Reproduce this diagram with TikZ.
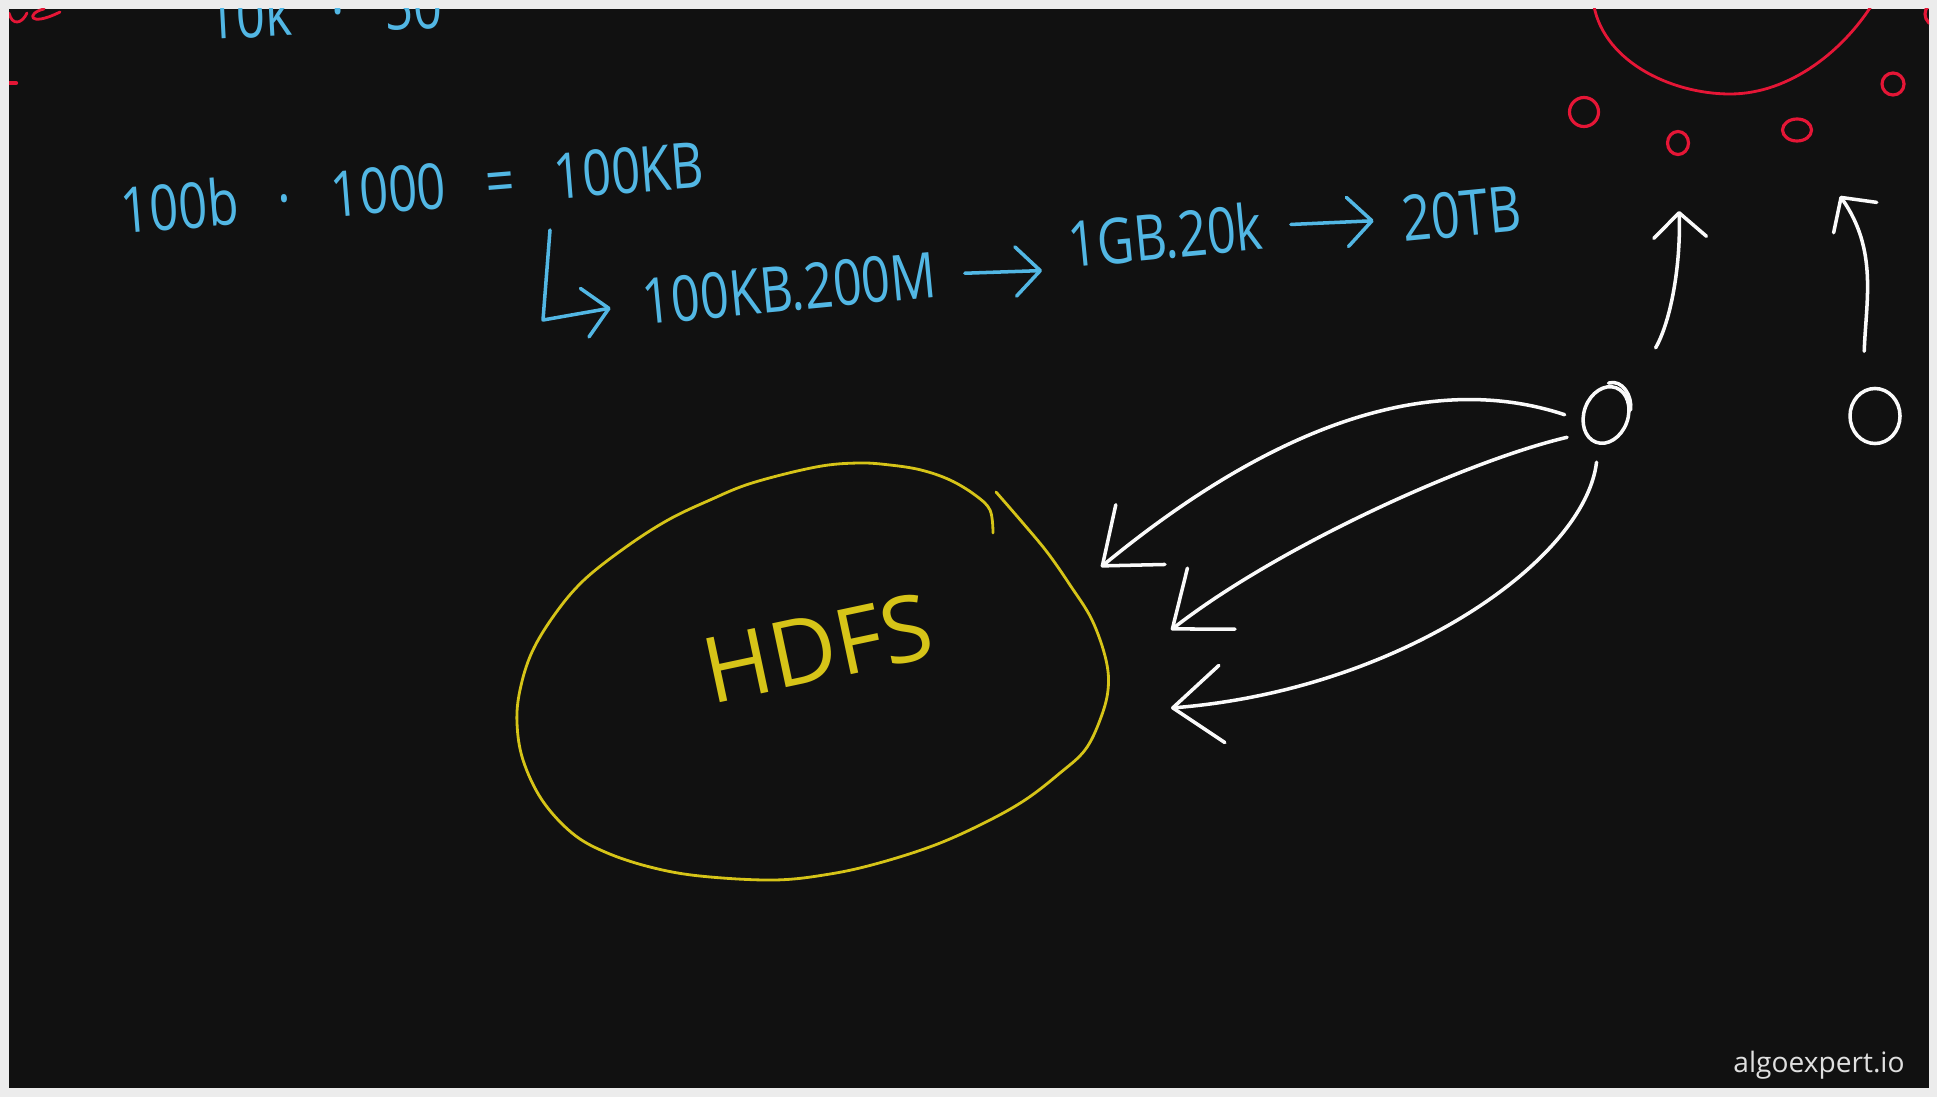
\documentclass[tikz,border=0pt]{standalone}
\usepackage{fontspec}
\setmainfont{Open Sans}
\newfontfamily\handfont{Open Sans}[FakeStretch=0.8,WordSpace=3]
\usepackage{tikz}
\usetikzlibrary{shapes.geometric, arrows.meta, positioning}
\definecolor{boardblack}{RGB}{17,17,17}
\definecolor{framegray}{RGB}{236,236,236}
\definecolor{chalkblue}{RGB}{82,183,228}
\definecolor{chalkyellow}{RGB}{214,196,24}
\definecolor{chalkred}{RGB}{229,22,54}
\definecolor{chalkwhite}{RGB}{250,250,250}
\tikzset{
  chalk/.style={line width=1pt, line cap=round, line join=round},
  blueline/.style={chalk, draw=chalkblue},
  whiteline/.style={chalk, draw=chalkwhite},
  redline/.style={chalk, draw=chalkred, line width=0.8pt},
  handtext/.style={text=chalkblue, font=\handfont\fontsize{18}{20}\selectfont,
    inner sep=0pt, anchor=base west},
  client/.style={ellipse, draw=chalkwhite, line width=1pt, inner sep=0pt},
  reddot/.style={ellipse, draw=chalkred, line width=0.9pt, inner sep=0pt},
  barb/.style={blueline, -{Straight Barb[length=7pt, width=14pt, round]}},
  bigbarb/.style={whiteline, shorten <=5pt, -{Straight Barb[length=14pt, width=22pt, round]}},
  upbarb/.style={whiteline, -{Straight Barb[length=7pt, width=15pt, round]}},
}
\begin{document}
\begin{tikzpicture}[x=0.01cm, y=-0.01cm]
  \fill[framegray] (0,0) rectangle (1937,1097);
  \fill[boardblack] (9,9) rectangle (1929,1088);
  \begin{scope}
    \clip (9,9) rectangle (1929,1088);
    % what is left of earlier notes
    \node[handtext, rotate=3] (prev) at (208,40) {10k · 50};
    \draw[redline] (9,13) .. controls (12,26) and (22,24) .. (27,13);
    \draw[redline] (44,9) .. controls (26,13) and (28,28) .. (60,12);
    \draw[redline, line width=1.2pt] (9,83) -- (16,83);
    \draw[redline] (1593,0) .. controls (1600,60) and (1670,94) .. (1730,94)
      .. controls (1790,94) and (1845,50) .. (1875,0);
    \node[reddot, minimum width=0.29cm, minimum height=0.29cm] (dot1) at (1584,112) {};
    \node[reddot, minimum width=0.21cm, minimum height=0.23cm] (dot2) at (1678,143) {};
    \node[reddot, minimum width=0.29cm, minimum height=0.22cm] (dot3) at (1797,130) {};
    \node[reddot, minimum width=0.22cm, minimum height=0.22cm] (dot4) at (1893,84) {};
    \node[reddot, minimum width=0.24cm, minimum height=0.24cm] (dot5) at (1937,14) {};

    % storage estimate
    \node[handtext, rotate=4.6] (eq) at (122,234) {100b · 1000 = 100KB};
    \coordinate (hooktop) at (550,230);
    \node[handtext, rotate=5.5] (calc) at (644,325) {100KB.200M};
    \node[handtext, rotate=5.5] (gb) at (1070,268) {1GB.20k};
    \node[handtext, rotate=5.5] (tb) at (1404,242) {20TB};
    \draw[barb, shorten >=9pt] (hooktop) -- ++(-7,90) -- (calc.west);
    \draw[barb, shorten <=8pt, shorten >=8pt] (calc.east) -- (gb.south west);
    \draw[barb, shorten <=8pt, shorten >=8pt] (gb.east) -- (tb.west);

    % HDFS
    \draw[chalk, draw=chalkyellow, line width=0.8pt] plot[smooth, tension=0.6] coordinates {
      (993,533) (990,510) (975,495) (950,480) (921,470) (890,465) (858,463)
      (816,467) (752,483) (710,500) (668,520) (626,547) (584,580) (555,614)
      (532,652) (520,690) (517,723) (523,760) (542,800) (572,833) (605,852)
      (650,867) (700,876) (774,880) (830,874) (879,863) (935,845) (984,823)
      (1025,800) (1060,773) (1085,750) (1100,720) (1108,690) (1106,660)
      (1092,620) (1070,585) (1047,552) (1022,522) (996,492)};
    \node[text=chalkyellow, font=\fontsize{26}{28}\selectfont, rotate=12] (hdfs) at (818,648) {HDFS};
    \coordinate (h1) at (1101,567);
    \coordinate (h2) at (1171,630);
    \coordinate (h3) at (1171,708);

    % clients
    \node[client, minimum width=0.44cm, minimum height=0.58cm, rotate=-20] (cl1) at (1606,415) {};
    \node[client, minimum width=0.5cm, minimum height=0.55cm] (cl2) at (1875,416) {};
    \draw[whiteline] (cl1.north) ++(-8,-3) .. controls +(14,-4) and +(2,-14) .. ++(22,27);
    \draw[bigbarb] (cl1.212) .. controls (1460,380) and (1310,395) .. (h1);
    \draw[bigbarb] (cl1.240) .. controls (1470,460) and (1280,545) .. (h2);
    \draw[bigbarb] (cl1.276) .. controls (1585,560) and (1400,690) .. (h3);
    \coordinate (tipA) at (1679,211);
    \coordinate (tipB) at (1840,196);
    \draw[upbarb, shorten <=16pt] (cl1.60) .. controls (1672,319) and (1681,260) .. (tipA);
    \draw[upbarb, shorten <=11pt] (cl2.115) .. controls (1866,300) and (1878,250) .. (tipB);

    \node[text=white!88!black, font=\fontsize{8}{9}\selectfont, anchor=base east] (brand) at (1917,1072) {algoexpert.io};
  \end{scope}
\end{tikzpicture}
\end{document}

### What to produce
Exclude the pictures. Write out the remaining data exactly.

### Written response
Reproduce this diagram with TikZ.
\documentclass[tikz,border=0pt]{standalone}
\usepackage{fontspec}
\setmainfont{Open Sans}
\newfontfamily\handfont{Open Sans}[FakeStretch=0.8,WordSpace=3]
\usepackage{tikz}
\usetikzlibrary{shapes.geometric, arrows.meta, positioning}
\definecolor{boardblack}{RGB}{17,17,17}
\definecolor{framegray}{RGB}{236,236,236}
\definecolor{chalkblue}{RGB}{82,183,228}
\definecolor{chalkyellow}{RGB}{214,196,24}
\definecolor{chalkred}{RGB}{229,22,54}
\definecolor{chalkwhite}{RGB}{250,250,250}
\tikzset{
  chalk/.style={line width=1pt, line cap=round, line join=round},
  blueline/.style={chalk, draw=chalkblue},
  whiteline/.style={chalk, draw=chalkwhite},
  redline/.style={chalk, draw=chalkred, line width=0.8pt},
  handtext/.style={text=chalkblue, font=\handfont\fontsize{18}{20}\selectfont,
    inner sep=0pt, anchor=base west},
  client/.style={ellipse, draw=chalkwhite, line width=1pt, inner sep=0pt},
  reddot/.style={ellipse, draw=chalkred, line width=0.9pt, inner sep=0pt},
  barb/.style={blueline, -{Straight Barb[length=7pt, width=14pt, round]}},
  bigbarb/.style={whiteline, shorten <=5pt, -{Straight Barb[length=14pt, width=22pt, round]}},
  upbarb/.style={whiteline, -{Straight Barb[length=7pt, width=15pt, round]}},
}
\begin{document}
\begin{tikzpicture}[x=0.01cm, y=-0.01cm]
  \fill[framegray] (0,0) rectangle (1937,1097);
  \fill[boardblack] (9,9) rectangle (1929,1088);
  \begin{scope}
    \clip (9,9) rectangle (1929,1088);
    % what is left of earlier notes
    \node[handtext, rotate=3] (prev) at (208,40) {10k · 50};
    \draw[redline] (9,13) .. controls (12,26) and (22,24) .. (27,13);
    \draw[redline] (44,9) .. controls (26,13) and (28,28) .. (60,12);
    \draw[redline, line width=1.2pt] (9,83) -- (16,83);
    \draw[redline] (1593,0) .. controls (1600,60) and (1670,94) .. (1730,94)
      .. controls (1790,94) and (1845,50) .. (1875,0);
    \node[reddot, minimum width=0.29cm, minimum height=0.29cm] (dot1) at (1584,112) {};
    \node[reddot, minimum width=0.21cm, minimum height=0.23cm] (dot2) at (1678,143) {};
    \node[reddot, minimum width=0.29cm, minimum height=0.22cm] (dot3) at (1797,130) {};
    \node[reddot, minimum width=0.22cm, minimum height=0.22cm] (dot4) at (1893,84) {};
    \node[reddot, minimum width=0.24cm, minimum height=0.24cm] (dot5) at (1937,14) {};

    % storage estimate
    \node[handtext, rotate=4.6] (eq) at (122,234) {100b · 1000 = 100KB};
    \coordinate (hooktop) at (550,230);
    \node[handtext, rotate=5.5] (calc) at (644,325) {100KB.200M};
    \node[handtext, rotate=5.5] (gb) at (1070,268) {1GB.20k};
    \node[handtext, rotate=5.5] (tb) at (1404,242) {20TB};
    \draw[barb, shorten >=9pt] (hooktop) -- ++(-7,90) -- (calc.west);
    \draw[barb, shorten <=8pt, shorten >=8pt] (calc.east) -- (gb.south west);
    \draw[barb, shorten <=8pt, shorten >=8pt] (gb.east) -- (tb.west);

    % HDFS
    \draw[chalk, draw=chalkyellow, line width=0.8pt] plot[smooth, tension=0.6] coordinates {
      (993,533) (990,510) (975,495) (950,480) (921,470) (890,465) (858,463)
      (816,467) (752,483) (710,500) (668,520) (626,547) (584,580) (555,614)
      (532,652) (520,690) (517,723) (523,760) (542,800) (572,833) (605,852)
      (650,867) (700,876) (774,880) (830,874) (879,863) (935,845) (984,823)
      (1025,800) (1060,773) (1085,750) (1100,720) (1108,690) (1106,660)
      (1092,620) (1070,585) (1047,552) (1022,522) (996,492)};
    \node[text=chalkyellow, font=\fontsize{26}{28}\selectfont, rotate=12] (hdfs) at (818,648) {HDFS};
    \coordinate (h1) at (1101,567);
    \coordinate (h2) at (1171,630);
    \coordinate (h3) at (1171,708);

    % clients
    \node[client, minimum width=0.44cm, minimum height=0.58cm, rotate=-20] (cl1) at (1606,415) {};
    \node[client, minimum width=0.5cm, minimum height=0.55cm] (cl2) at (1875,416) {};
    \draw[whiteline] (cl1.north) ++(-8,-3) .. controls +(14,-4) and +(2,-14) .. ++(22,27);
    \draw[bigbarb] (cl1.212) .. controls (1460,380) and (1310,395) .. (h1);
    \draw[bigbarb] (cl1.240) .. controls (1470,460) and (1280,545) .. (h2);
    \draw[bigbarb] (cl1.276) .. controls (1585,560) and (1400,690) .. (h3);
    \coordinate (tipA) at (1679,211);
    \coordinate (tipB) at (1840,196);
    \draw[upbarb, shorten <=16pt] (cl1.60) .. controls (1672,319) and (1681,260) .. (tipA);
    \draw[upbarb, shorten <=11pt] (cl2.115) .. controls (1866,300) and (1878,250) .. (tipB);

    \node[text=white!88!black, font=\fontsize{8}{9}\selectfont, anchor=base east] (brand) at (1917,1072) {algoexpert.io};
  \end{scope}
\end{tikzpicture}
\end{document}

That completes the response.